1. ## Mixtures Problem

Hey,
I could really use some help solving this mixtures problem. Normally I can just work it out but this one is a little bit different than most.

A solution of 90% alcohol is mixed with a solution of 30% alcohol that is smaller by 20 liters. After 15 liters of water evaporates from the solution, the alcohol content is 72%. How many liters of solution is in the final mixture.

Could really use help working out the method used to solve this type of problem

EDIT:
Solution 1: 90% Alcohol, Volume x
Solution 2: 30% Alcohol, Volume x-20
Total Solution: 72% Alcohol, Volume x+x-20-15 OR 2x-35
This is all the information given. I need to determine that volume in liters of the total solution.

2. ## Re: Mixtures Problem

Originally Posted by asdewq
Hey,
I could really use some help solving this mixtures problem. Normally I can just work it out but this one is a little bit different than most.

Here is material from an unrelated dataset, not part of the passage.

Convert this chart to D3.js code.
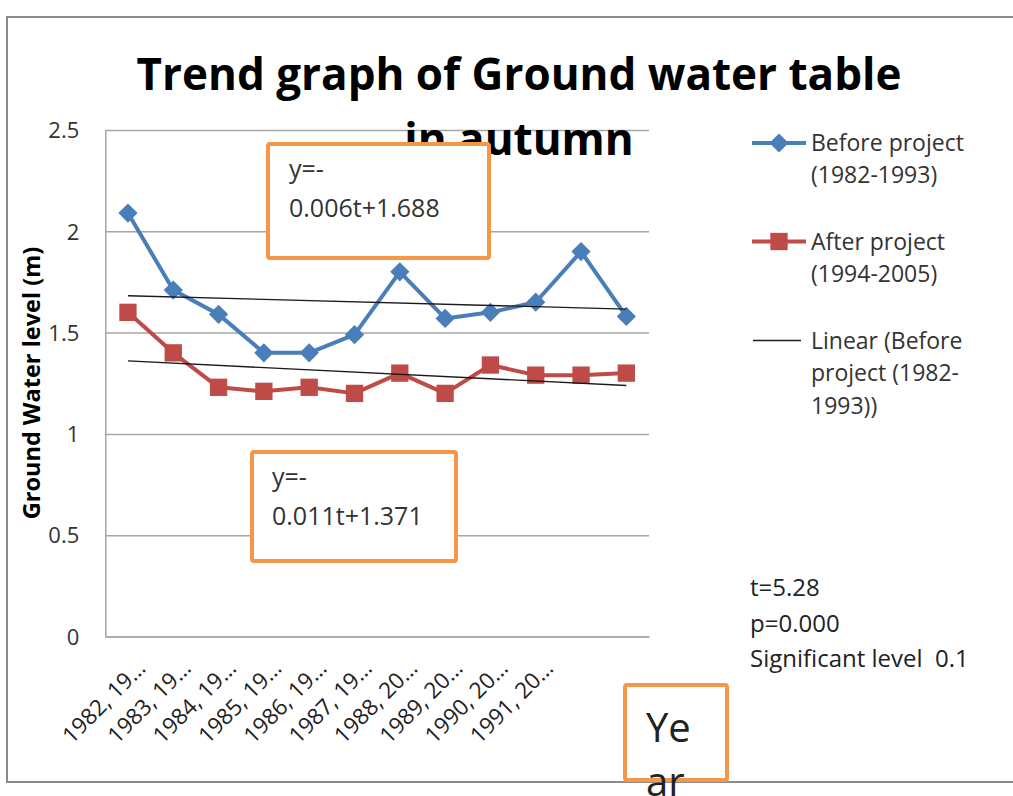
<!DOCTYPE html>
<html>
<head>
<meta charset="utf-8">
<script src="https://cdn.jsdelivr.net/npm/d3@7"></script>
<style>
  body { margin: 0; background: #fff; }
  svg { display: block; font-family: "Open Sans", sans-serif; }
</style>
</head>
<body>
<div id="chart"></div>
<script>
// data
const categories = ["1982, 1994", "1983, 1995", "1984, 1996", "1985, 1997", "1986, 1998", "1987, 1999",
                    "1988, 2000", "1989, 2001", "1990, 2002", "1991, 2003", "1992, 2004", "1993, 2005"];
const tickLabels = ["1982, 19…", "1983, 19…", "1984, 19…", "1985, 19…", "1986, 19…", "1987, 19…",
                    "1988, 20…", "1989, 20…", "1990, 20…", "1991, 20…", "", ""];
const beforeValues = [2.09, 1.71, 1.59, 1.40, 1.40, 1.49, 1.80, 1.57, 1.60, 1.65, 1.90, 1.58];
const afterValues  = [1.60, 1.40, 1.23, 1.21, 1.23, 1.20, 1.30, 1.20, 1.34, 1.29, 1.29, 1.30];
const yTicks = [0, 0.5, 1, 1.5, 2, 2.5];
// trend equations y = slope*t + intercept
const trendSlopes = [-0.006, -0.011];
const trendIntercepts = [1.688, 1.371];
const legendLabels = [["Before project", "(1982-1993)"], ["After project", "(1994-2005)"],
                      ["Linear (Before", "project (1982-", "1993))"]];
const statLines = ["t=5.28", "p=0.000", "Significant level\u00A0 0.1"];

const width = 1013, height = 796;
const margin = {left: 105.3, right: 364, top: 130, bottom: 159.5};
const plotW = width - margin.left - margin.right;
const plotH = height - margin.top - margin.bottom;
const blue = "#4A7EBB", red = "#BE4B48", orange = "#F79646";

const svg = d3.select("#chart").append("svg")
    .attr("width", width)
    .attr("height", height);

// outer chart border
svg.append("rect")
    .attr("x", 7).attr("y", 17)
    .attr("width", 1030).attr("height", 765)
    .attr("fill", "#fff")
    .attr("stroke", "#8c8c8c")
    .attr("stroke-width", 2);

const g = svg.append("g")
    .attr("transform", "translate(" + margin.left + "," + margin.top + ")");

const x = d3.scaleBand().domain(categories).range([0, plotW]);
const y = d3.scaleLinear().domain([0, 2.5]).range([plotH, 0]);
const cx = (d, i) => x(categories[i]) + x.bandwidth() / 2;

// Y axis with gridlines
const yAxis = g.append("g")
    .call(d3.axisLeft(y).tickValues(yTicks).tickSize(-plotW).tickSizeOuter(0)
      .tickPadding(26).tickFormat(d3.format("")));
yAxis.selectAll(".tick line").attr("stroke", "#a6a6a6").attr("stroke-width", 1.5);
yAxis.select(".domain").attr("stroke", "#a6a6a6").attr("stroke-width", 1.5);
yAxis.selectAll("text")
    .attr("font-size", 22).attr("fill", "#333").attr("dy", "0.35em")
    .attr("font-family", "Open Sans");

// X axis
const xAxis = g.append("g")
    .attr("transform", "translate(0," + plotH + ")")
    .call(d3.axisBottom(x).tickSize(0).tickSizeOuter(0).tickFormat((d, i) => tickLabels[i]));
xAxis.select(".domain").attr("stroke", "#a6a6a6").attr("stroke-width", 1.5);
xAxis.selectAll("text")
    .attr("y", 0).attr("dy", 0)
    .attr("text-anchor", "end")
    .attr("transform", "translate(19,33) rotate(-45)")
    .attr("font-size", 22.5).attr("fill", "#222")
    .attr("font-family", "Open Sans");

// title (drawn over the gridlines)
const title = svg.append("text")
    .attr("text-anchor", "middle")
    .attr("font-size", 44).attr("font-weight", "bold").attr("fill", "#000");
title.append("tspan").attr("x", 519).attr("y", 90).text("Trend graph of Ground water table");
title.append("tspan").attr("x", 519).attr("y", 155).text("in autumn");

// y axis title
svg.append("text")
    .attr("transform", "translate(40,383) rotate(-90)")
    .attr("text-anchor", "middle")
    .attr("font-size", 23.5).attr("font-weight", "bold").attr("fill", "#000")
    .text("Ground Water level (m)");

// series
const line = d3.line().x(cx).y(d => y(d));
const diamond = d3.symbol(d3.symbolSquare, 185);
const square = d3.symbol(d3.symbolSquare, 300);

g.append("path").datum(beforeValues)
    .attr("d", line).attr("fill", "none").attr("stroke", blue).attr("stroke-width", 4)
    .attr("stroke-linejoin", "round");
g.selectAll(".before").data(beforeValues).join("path")
    .attr("class", "before")
    .attr("d", diamond)
    .attr("transform", (d, i) => "translate(" + cx(d, i) + "," + y(d) + ") rotate(45)")
    .attr("fill", blue);

g.append("path").datum(afterValues)
    .attr("d", line).attr("fill", "none").attr("stroke", red).attr("stroke-width", 4)
    .attr("stroke-linejoin", "round");
g.selectAll(".after").data(afterValues).join("path")
    .attr("class", "after")
    .attr("d", square)
    .attr("transform", (d, i) => "translate(" + cx(d, i) + "," + y(d) + ")")
    .attr("fill", red);

// trend lines from the equations, t = 1..12
const tFirst = 1, tLast = categories.length;
trendSlopes.forEach(function(s, k) {
  const b = trendIntercepts[k];
  g.append("line")
      .attr("x1", cx(null, tFirst - 1)).attr("y1", y(s * tFirst + b))
      .attr("x2", cx(null, tLast - 1)).attr("y2", y(s * tLast + b))
      .attr("stroke", "#1a1a1a").attr("stroke-width", 1.3);
});

// equation boxes
function textBox(bx, by, bw, bh, lines, size, tx, baselines) {
  svg.append("rect")
      .attr("x", bx).attr("y", by).attr("width", bw).attr("height", bh)
      .attr("rx", 2)
      .attr("fill", "#fff").attr("stroke", orange).attr("stroke-width", 4);
  lines.forEach(function(t, i) {
    svg.append("text")
        .attr("x", tx).attr("y", baselines[i])
        .attr("font-size", size).attr("fill", "#333")
        .text(t);
  });
}
textBox(268, 144, 221, 114, ["y=-", "0.006t+1.688"], 25, 289, [178, 217]);
textBox(252, 452, 204, 109, ["y=-", "0.011t+1.371"], 25, 272, [486, 525]);

// legend
const legend = svg.append("g");
const legendY = [143, 241.5, 340.5];
const legendBase = [150.5, 249.5, 348.5];
legend.append("line").attr("x1", 752).attr("x2", 806).attr("y1", legendY[0]).attr("y2", legendY[0])
    .attr("stroke", blue).attr("stroke-width", 4);
legend.append("path").attr("d", diamond)
    .attr("transform", "translate(779," + legendY[0] + ") rotate(45)").attr("fill", blue);
legend.append("line").attr("x1", 752).attr("x2", 806).attr("y1", legendY[1]).attr("y2", legendY[1])
    .attr("stroke", red).attr("stroke-width", 4);
legend.append("path").attr("d", square)
    .attr("transform", "translate(779," + legendY[1] + ")").attr("fill", red);
legend.append("line").attr("x1", 753).attr("x2", 801).attr("y1", legendY[2]).attr("y2", legendY[2])
    .attr("stroke", "#1a1a1a").attr("stroke-width", 1.3);
legendLabels.forEach(function(lines, k) {
  lines.forEach(function(t, i) {
    legend.append("text")
        .attr("x", 811).attr("y", legendBase[k] + i * 32.5)
        .attr("font-size", 23).attr("fill", "#333")
        .text(t);
  });
});

// statistics note
statLines.forEach(function(t, i) {
  svg.append("text")
      .attr("x", 750).attr("y", 596 + i * 35.7)
      .attr("font-size", 24).attr("fill", "#222")
      .text(t);
});

// "Year" axis label box
svg.append("rect")
    .attr("x", 625).attr("y", 685).attr("width", 102).attr("height", 95)
    .attr("rx", 2)
    .attr("fill", "#fff").attr("stroke", orange).attr("stroke-width", 4);
svg.append("text").attr("x", 646).attr("y", 742)
    .attr("font-size", 40).attr("fill", "#222").text("Ye");
svg.append("text").attr("x", 646).attr("y", 796)
    .attr("font-size", 40).attr("fill", "#222").text("ar");
</script>
</body>
</html>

A solution of 90% alcohol is mixed with a solution of 30% alcohol that is smaller by 20 liters. After 15 liters of water evaporates from the solution, the alcohol content is 72%. How many liters of solution is in the final mixture.

Could really use help working out the method used to solve this type of problem
Hi asdewq!

Suppose we call the volume of the first solution x (in liters).
Then this solution contains 90% x = 0.9x liters of alcohol.

Can you say what the volume of the 2nd solution is?
And how much alcohol it contains?

3. ## Re: Mixtures Problem

That is exactly the problem, the only given is that it is 20 liters smaller than the first solution. It contains 30% alcohol

Edit: Basically my givens are
Solution 1: 90% alcohol, volume x
Solution 2: 30% alcohol, volume x-20
Final Solution: 72% alcohol, volume x+x-20-15 (2x-35)

4. ## Re: Mixtures Problem

Well, if the first solution contains x liters, then the second solution contains (x-20) liters.
That is 20 liters less than the unknown amount of the first solution.

How much liters of alcohol would that make?

5. ## Re: Mixtures Problem

Originally Posted by asdewq
Edit: Basically my givens are
Solution 1: 90% alcohol, volume x
Solution 2: 30% alcohol, volume x-20
Final Solution: 72% alcohol, volume x+x-20-15 (2x-35)
Exactly!

Now how much liters of alcohol is in each solution?

6. ## Re: Mixtures Problem

x + x - 20, - 15 or 2x-35
However, that does not give me a number of liters in the final solution.

Working it out through trial and error is simple if tedious. I just need to find a way to do it algebraically so when faced with similar questions I don't have to waste all that time

Edit: If you are asking however, how many liters are given for each solution, then that is exactly the question I am supposed to solve. None are given

7. ## Re: Mixtures Problem

Hello, asdewq!

This is a tricky one . . .

A solution of 90% alcohol is mixed with a solution of 30% alcohol that is smaller by 20 liters.
After 15 liters of water evaporates from the solution, the alcohol content is 72%.
How many liters of solution is in the final mixture?
We will consider the amount of water at each stage.

Let $\displaystyle x$ = liters of the 90% alcohol solution.
This contains $\displaystyle 0.1x$ liters of water.

Let $\displaystyle x-20$ = liters of the 30% alcohol solution.
This contains $\displaystyle 0.7(x-20)$ liters of water.

Then 15 liters of water is removed.
The mixture contains: $\displaystyle 0.1x + 0.7(x-20) - 15 \:=\:0.8x - 29$ liters of water. .[1]

The final mixture contains: $\displaystyle x + (x-20) - 15 \:=\:2x-35$ liters .(a)
. . which is 28% water.
The mixture contains: $\displaystyle 0.28(2x-35) \:=\:0.56x-9.8$ liters of water. .[2]

We just described the final amount of water in two ways.

There is our equation! . . . .$\displaystyle 0.8x - 29 \:=\:0.56x - 9,8$

Solve for $\displaystyle x\!:\;x \,=\,80$

Substitute into (a): .$\displaystyle 2(80) - 35 \:=\:125$ liters.